### [What you are asked to do]
In the listing below, locate the line with "What React, TypeScript" and the line with "XAxis, YAxis, CartesianGrid", then output both and everything between them exactly, minus any pictures.

[Source records]
·····
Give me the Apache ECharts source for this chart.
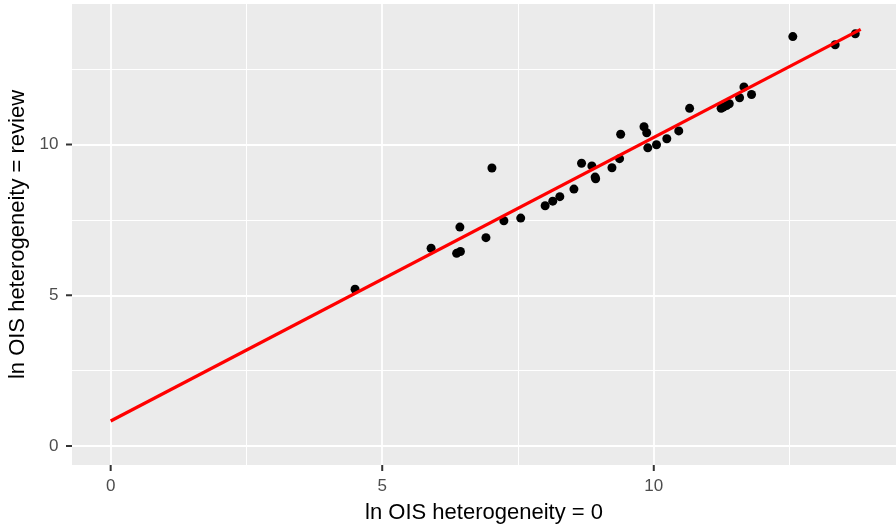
<!DOCTYPE html>
<html>
<head>
<meta charset="utf-8">
<title>ln OIS heterogeneity</title>
<script src="https://cdn.jsdelivr.net/npm/echarts@6/dist/echarts.min.js"></script>
<style>
  html, body { margin: 0; padding: 0; background: #ffffff; }
  #chart { width: 896px; height: 529px; }
</style>
</head>
<body>
<div id="chart"></div>
<script>
// Observed pairs: ln OIS with heterogeneity = 0 (x) vs. heterogeneity = review (y)
const xVals = [4.50, 5.90, 6.43, 6.37, 6.44, 7.02, 6.91, 7.24, 7.55, 8.00,
               8.14, 8.27, 8.53, 8.67, 8.86, 8.92, 8.93, 9.23, 9.37, 9.39,
               9.82, 9.87, 9.89, 10.05, 10.24, 10.46, 10.66, 11.24, 11.28, 11.34,
               11.39, 11.58, 11.66, 11.80, 12.56, 13.34, 13.71];
const yVals = [5.20, 6.56, 7.26, 6.39, 6.45, 9.22, 6.91, 7.47, 7.56, 7.97,
               8.12, 8.27, 8.52, 9.38, 9.29, 8.92, 8.86, 9.23, 9.53, 10.34,
               10.59, 10.39, 9.89, 9.99, 10.19, 10.45, 11.20, 11.20, 11.24, 11.29,
               11.35, 11.55, 11.91, 11.66, 13.58, 13.31, 13.67];

// Fitted line end points
const fitX = [0, 13.81];
const fitY = [0.83, 13.82];

// Axis ticks and grid lines
const xTicks = [0, 5, 10];
const yTicks = [0, 5, 10];
const xMinor = [2.5, 7.5, 12.5];
const yMinor = [2.5, 7.5, 12.5];

// Axis ranges
const xRange = [-0.712, 14.46];
const yRange = [-0.63, 14.66];

const xTitle = 'ln OIS heterogeneity = 0';
const yTitle = 'ln OIS heterogeneity = review';

const FONT = "'Liberation Sans', Arial, Helvetica, sans-serif";
const TICK_LEN = 6;
const TICK_STYLE = { stroke: '#333333', lineWidth: 2 };

const points = xVals.map((x, i) => [x, yVals[i]]);
const fitLine = fitX.map((x, i) => [x, fitY[i]]);

const gridLines = []
  .concat(xMinor.map(v => ({ xAxis: v, lineStyle: { width: 1 } })))
  .concat(yMinor.map(v => ({ yAxis: v, lineStyle: { width: 1 } })))
  .concat(xTicks.map(v => ({ xAxis: v, lineStyle: { width: 1.8 } })))
  .concat(yTicks.map(v => ({ yAxis: v, lineStyle: { width: 1.8 } })));

const chart = echarts.init(document.getElementById('chart'), null, { renderer: 'canvas' });

chart.setOption({
  animation: false,
  backgroundColor: '#ffffff',
  textStyle: { fontFamily: FONT },
  grid: {
    left: 72, right: 0, top: 4, bottom: 64,
    containLabel: false,
    outerBoundsMode: 'none',
    show: true, backgroundColor: '#EBEBEB', borderWidth: 0
  },
  xAxis: {
    type: 'value',
    min: xRange[0], max: xRange[1],
    axisLine: { show: false, onZero: false },
    splitLine: { show: false },
    axisTick: { show: false },
    axisLabel: {
      customValues: xTicks, margin: 13,
      color: '#4D4D4D', fontSize: 17, fontFamily: FONT
    },
    name: xTitle,
    nameLocation: 'middle',
    nameGap: 37,
    nameTextStyle: { color: '#000000', fontSize: 22, fontFamily: FONT }
  },
  yAxis: {
    type: 'value',
    min: yRange[0], max: yRange[1],
    axisLine: { show: false, onZero: false },
    splitLine: { show: false },
    axisTick: { show: false },
    axisLabel: {
      customValues: yTicks, margin: 13.5,
      color: '#4D4D4D', fontSize: 17, fontFamily: FONT
    },
    name: yTitle,
    nameLocation: 'middle',
    nameGap: 43,
    nameTextStyle: { color: '#000000', fontSize: 22, fontFamily: FONT }
  },
  series: [
    {
      // panel grid lines
      type: 'line',
      data: [],
      z: 1,
      silent: true,
      markLine: {
        z: 1,
        silent: true,
        symbol: 'none',
        label: { show: false },
        lineStyle: { color: '#ffffff', type: 'solid' },
        data: gridLines
      }
    },
    {
      type: 'scatter',
      data: points,
      symbolSize: 9,
      itemStyle: { color: '#000000', opacity: 1 },
      z: 3
    },
    {
      type: 'line',
      data: fitLine,
      showSymbol: false,
      symbol: 'none',
      lineStyle: { color: '#FF0000', width: 3.2 },
      z: 4
    }
  ]
});

// Tick marks outside the panel, positioned through the axis scales
const tickGraphics = [];
xTicks.forEach(v => {
  const p = chart.convertToPixel({ xAxisIndex: 0, yAxisIndex: 0 }, [v, yRange[0]]);
  tickGraphics.push({
    type: 'line', silent: true, z: 100, zlevel: 1,
    shape: { x1: p[0], y1: p[1], x2: p[0], y2: p[1] + TICK_LEN },
    style: TICK_STYLE
  });
});
yTicks.forEach(v => {
  const p = chart.convertToPixel({ xAxisIndex: 0, yAxisIndex: 0 }, [xRange[0], v]);
  tickGraphics.push({
    type: 'line', silent: true, z: 100, zlevel: 1,
    shape: { x1: p[0] - TICK_LEN, y1: p[1], x2: p[0], y2: p[1] },
    style: TICK_STYLE
  });
});
chart.setOption({ graphic: { elements: tickGraphics } });
</script>
</body>
</html>
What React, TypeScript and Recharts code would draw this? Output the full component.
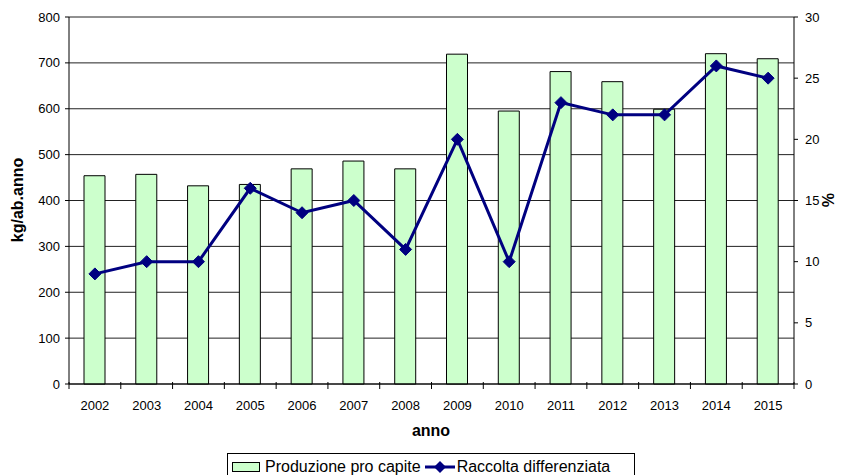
import { ComposedChart, Bar, Line, XAxis, YAxis, CartesianGrid } from 'recharts';

const years = ['2002', '2003', '2004', '2005', '2006', '2007', '2008', '2009', '2010', '2011', '2012', '2013', '2014', '2015'];
const produzione = [454, 457, 432, 435, 469, 486, 469, 719, 595, 681, 659, 599, 720, 709];
const raccolta = [9, 10, 10, 16, 14, 15, 11, 20, 10, 23, 22, 22, 26, 25];
const leftTicks = [0, 100, 200, 300, 400, 500, 600, 700, 800];
const rightTicks = [0, 5, 10, 15, 20, 25, 30];

const data = years.map((anno, i) => ({ anno, produzione: produzione[i], raccolta: raccolta[i] }));

const FONT = '"Liberation Sans", Arial, sans-serif';
const PLOT_LEFT = 69;
const PLOT_RIGHT = 794;
const BAND = (PLOT_RIGHT - PLOT_LEFT) / years.length;

const YearTick = (props: any) => {
  const { x, y, payload, index } = props;
  const half = BAND / 2;
  return (
    <g>
      <line x1={x - half} x2={x - half} y1={y - 4} y2={y + 3} stroke="#000" />
      {index === years.length - 1 && (
        <line x1={x + half} x2={x + half} y1={y - 4} y2={y + 3} stroke="#000" />
      )}
      <text x={x} y={y + 24} textAnchor="middle" fontSize={13} fill="#000" fontFamily={FONT}>
        {payload.value}
      </text>
    </g>
  );
};

const Diamond = (props: any) => {
  const { cx, cy } = props;
  if (cx == null || cy == null) return null;
  const r = 6;
  return (
    <polygon
      points={`${cx},${cy - r} ${cx + r},${cy} ${cx},${cy + r} ${cx - r},${cy}`}
      fill="#000080"
      stroke="#000080"
    />
  );
};

export default function App() {
  return (
    <div style={{ position: 'absolute', left: 0, top: 0, width: 843, height: 475, fontFamily: FONT, background: '#fff', overflow: 'hidden' }}>
      <ComposedChart width={843} height={475} data={data} margin={{ top: 17, right: 0, bottom: 0, left: 0 }}>
        <CartesianGrid yAxisId="left" vertical={false} stroke="#222" />
        <XAxis
          dataKey="anno"
          height={91}
          tickLine={false}
          tickSize={0}
          tick={<YearTick />}
          axisLine={{ stroke: '#000' }}
          interval={0}
        />
        <YAxis
          yAxisId="left"
          width={69}
          domain={[0, 800]}
          ticks={leftTicks}
          tickSize={4}
          tickMargin={5}
          tick={{ fontSize: 13, fill: '#000', fontFamily: FONT }}
          axisLine={{ stroke: '#000' }}
          tickLine={{ stroke: '#000' }}
        />
        <YAxis
          yAxisId="right"
          orientation="right"
          width={49}
          domain={[0, 30]}
          ticks={rightTicks}
          tickSize={4}
          tickMargin={7}
          tick={{ fontSize: 13, fill: '#000', fontFamily: FONT, textAnchor: 'start' }}
          axisLine={{ stroke: '#000' }}
          tickLine={{ stroke: '#000' }}
        />
        <Bar
          yAxisId="left"
          dataKey="produzione"
          name="Produzione pro capite"
          fill="#ccffcc"
          stroke="#000"
          strokeWidth={1}
          barSize={21}
          isAnimationActive={false}
        />
        <Line
          yAxisId="right"
          dataKey="raccolta"
          name="Raccolta differenziata"
          stroke="#000080"
          strokeWidth={3}
          dot={<Diamond />}
          activeDot={false}
          isAnimationActive={false}
        />
      </ComposedChart>

      <div style={{ position: 'absolute', left: 18, top: 200, transform: 'translate(-50%, -50%) rotate(-90deg)', whiteSpace: 'nowrap', fontWeight: 'bold', fontSize: 16, lineHeight: '18px' }}>
        kg/ab.anno
      </div>
      <div style={{ position: 'absolute', left: 827, top: 200, transform: 'translate(-50%, -50%) rotate(90deg)', whiteSpace: 'nowrap', fontWeight: 'bold', fontSize: 16, lineHeight: '18px' }}>
        %
      </div>
      <div style={{ position: 'absolute', left: 431, top: 431, transform: 'translate(-50%, -50%)', fontWeight: 'bold', fontSize: 16, lineHeight: '18px' }}>
        anno
      </div>

      <div
        style={{
          position: 'absolute',
          left: 227,
          top: 453,
          width: 408,
          height: 28,
          border: '1px solid #000',
          boxSizing: 'border-box',
          display: 'flex',
          alignItems: 'center',
          fontSize: 16,
          lineHeight: '18px',
          paddingLeft: 4,
        }}
      >
        <span style={{ display: 'inline-block', width: 28, height: 10, background: '#ccffcc', border: '1px solid #000', boxSizing: 'border-box', marginRight: 5 }} />
        <span>Produzione pro capite</span>
        <svg width={30} height={14} style={{ marginLeft: 4, marginRight: 2 }}>
          <line x1={0} x2={30} y1={7} y2={7} stroke="#000080" strokeWidth={3} />
          <polygon points="15,1 21,7 15,13 9,7" fill="#000080" />
        </svg>
        <span>Raccolta differenziata</span>
      </div>
    </div>
  );
}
·····
### [Task result]
What React, TypeScript and Recharts code would draw this? Output the full component.
import { ComposedChart, Bar, Line, XAxis, YAxis, CartesianGrid } from 'recharts';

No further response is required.